The menu is VERY simple, and is divided into sections. It also changes every single day, depending on what’s available and what, I guess, the chef feels like making. The first section is entitled “Snacks” and contains just that – very small, two-bite dishes that are sort of a warmup for what’s coming.

We chose pork rillettes. These turned out to be sort of a cousin of pate – pork that’s simmered in fat until it is incredibly tender, then cooled with enough of the fat to form a paste. At Bantam, this was then deep-fried, so what you were presented with were two small, deep-fried pork-based bites on a bed of sautéed celery, with some mustard as a condiment. This was absolutely incredible. The rillettes were incredibly rich and savory, and combined with the celery and the mustard, were a fantastic start to the meal.

The actual appetizers were a butter lettuce salad, which was perfectly done, and very small, entire roasted carrots, which were presented in a flawless vinaigrette sauce, with the sweetness of the carrots perfectly set off by the vinegar.

Entrees were first of all, chicken ragu. This was a very simple dish – buckwheat noodles, chicken breast strips, and vegetables – asparagus, spinach, green onions, in some kind of sauce. Really simple – just a handful of ingredients, and the kind of thing you’d make for a family, and for yourself, but just perfectly done. The noodles, in particular, were a miracle. Just the right amount of doneness, and a sauce that was savory, but not too heavy – kind of light, actually.

The other entrée was pizza – this is one of Bantam’s specialties. In this case, it was a chickpea and nepitella pizza, with ricotta cheese and dandelion pesto. The result was a sweet, delicious little pizza, with all the flavors working together perfectly. It tasted almost like candy, and turned out to be something you never expect pizza to accomplish.
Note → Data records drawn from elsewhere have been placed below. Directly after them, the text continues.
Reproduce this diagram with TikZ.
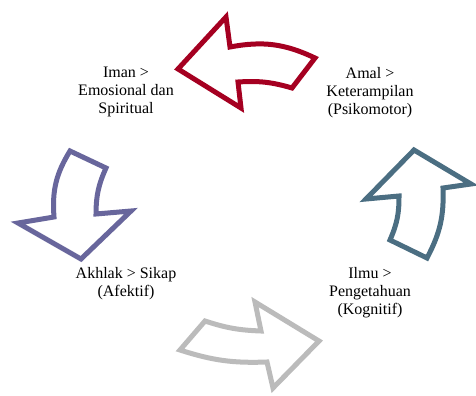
\documentclass[tikz,border=0pt]{standalone}
\usepackage{fontspec}
\setmainfont{Liberation Serif}
\usepackage[svgnames, dvipsnames]{xcolor}
\usetikzlibrary{calc, arrows.meta}

\definecolor{imanred}{HTML}{A50021}
\definecolor{akhlakpurple}{HTML}{68669C}
\definecolor{amalblue}{HTML}{4B6E82}
\definecolor{ilmugray}{HTML}{BBBBBB}

\tikzset{
  cyclearrow/.style={draw=#1, fill=white, line width=3.75pt, line join=miter},
  stage/.style={align=center, font=\fontsize{12}{13.6}\selectfont, inner sep=0pt}
}

\begin{document}
\begin{tikzpicture}[x=0.75pt, y=-0.75pt]
\useasboundingbox (0,0) rectangle (476,396);
% text of the four stages
\node[stage] (iman) at (126,92) {Iman >\\Emosional dan\\Spiritual};
\node[stage] (amal) at (370,92.5) {Amal >\\Keterampilan\\(Psikomotor)};
\node[stage] (akhlak) at (126,284) {Akhlak > Sikap\\(Afektif)};
\node[stage] (ilmu) at (370,293) {Ilmu >\\Pengetahuan\\(Kognitif)};
% top arrow, amal -> iman
\draw[cyclearrow=imanred] (178,69) -- (226,17) -- (230,47) to[bend left=18] (315,58)
  -- (292,88) to[bend right=10] (238,82) -- (241,108) -- cycle;
% left arrow, iman -> akhlak
\draw[cyclearrow=akhlakpurple] (70,151) -- (106,168) to[bend right=12] (96,214)
  -- (131,211) -- (81,259) -- (18,223) -- (54,217) to[bend left=18] cycle;
% bottom arrow, akhlak -> ilmu
\draw[cyclearrow=ilmugray] (205,321) to[bend right=8] (261,331) -- (255,302)
  -- (319,341) -- (273,388) -- (267,362) to[bend left=10] (180,350) -- cycle;
% right arrow, ilmu -> amal
\draw[cyclearrow=amalblue] (414,150) -- (366,199) -- (399,196) to[bend left=12] (390,240)
  -- (427,258) to[bend right=15] (443,188) -- (471,184) -- cycle;
\end{tikzpicture}
\end{document}
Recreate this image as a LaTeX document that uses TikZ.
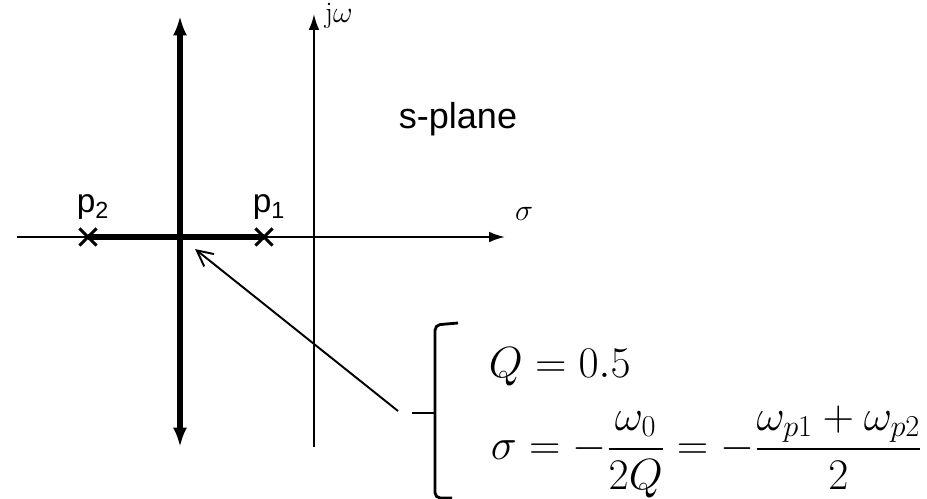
\documentclass[tikz,border=0pt]{standalone}
\usepackage{amsmath}
\usepackage{fontspec}
\setsansfont{Liberation Sans}
\usetikzlibrary{arrows.meta,shapes.misc}
\tikzset{math/.style = {execute at begin node=$, execute at end node=$},
  pole/.style = {cross out, draw, line width=1.8pt, minimum size=8pt, inner sep=0pt},
  lbl/.style = {font=\sffamily\fontsize{19}{22}\selectfont},
  eqn/.style = {anchor=west, inner sep=0pt, font=\fontsize{25.5}{30}\selectfont}}

\begin{document}
\begin{tikzpicture}[x=.02cm, y=-.02cm, line width=1.1pt]
      \useasboundingbox (0,0) rectangle (927,499);
      \coordinate (west) at (17,237);
      \coordinate (east) at (505,237);
      \coordinate (jtop) at (314,14);
      \coordinate (jbot) at (314,447);
      \coordinate (ktop) at (180,16);
      \coordinate (kbot) at (180,447);
      \coordinate (orig) at (180,237);
      \coordinate (tail) at (398,411);
      \draw [-{Latex[length=9pt,width=6pt]}] (west) -- (east);
      \draw [-{Latex[length=9pt,width=6pt]}] (jbot) -- (jtop);
      \draw [line width=3pt, {Latex[length=11pt,width=8pt]}-{Latex[length=11pt,width=8pt]}] (kbot) -- (ktop);
      \node [pole] (p2) at (88,237) {};
      \node [pole] (p1) at (264,237) {};
      \draw [line width=3.2pt] (p2.center) -- (p1.center);
      \node [lbl] (p2l) at (93,207) {p\textsubscript{2}};
      \node [lbl] (p1l) at (269,207) {p\textsubscript{1}};
      \node [lbl, font=\sffamily\fontsize{20.5}{24}\selectfont] (plane) at (458,119) {s-plane};
      \node [math, font=\fontsize{17}{20}\selectfont] (sig) at (524,214) {\sigma};
      \node [anchor=west, font=\fontsize{17}{20}\selectfont] (jw) at (318,16) {j$\omega$};
      \draw [-{Straight Barb[length=9pt,width=9pt]}, shorten >=11pt] (tail) -- (orig);
      \draw [line width=1.6pt, rounded corners=3pt]
        (458,323) -- (435,325) -- (435,498) -- (452,498);
      \draw [line width=1.6pt] (412,413) -- (435,413);
      \node [eqn] (qval) at (488,367) {$Q=0.5$};
      \node [eqn] (sdef) at (490,452)
        {$\sigma=-\dfrac{\omega_0}{2Q}=-\dfrac{\omega_{p1}+\omega_{p2}}{2}$};
\end{tikzpicture}
\end{document}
The finale was dessert, which was a persimmon bread pudding. Bread pudding is usually a cheap thrill – sweet, gloppy, and heavy. This was the exact opposite – light, really fruity, and wonderful. Paired with the coffee I described, it was the perfect finish to a superlative meal.

I asked a few questions, and learned the Bantam is a husband-and-wife team, with the wife handling the front of the house and the husband cooking. I also learned that the husband has cut his teeth, as it were, at Chez Panisse, and was bringing that experience to bear on Bantam. It shows. Easily the best meal in the area, and a definite jump upward in every aspect. If you have to have one meal in this town, go to Bantam.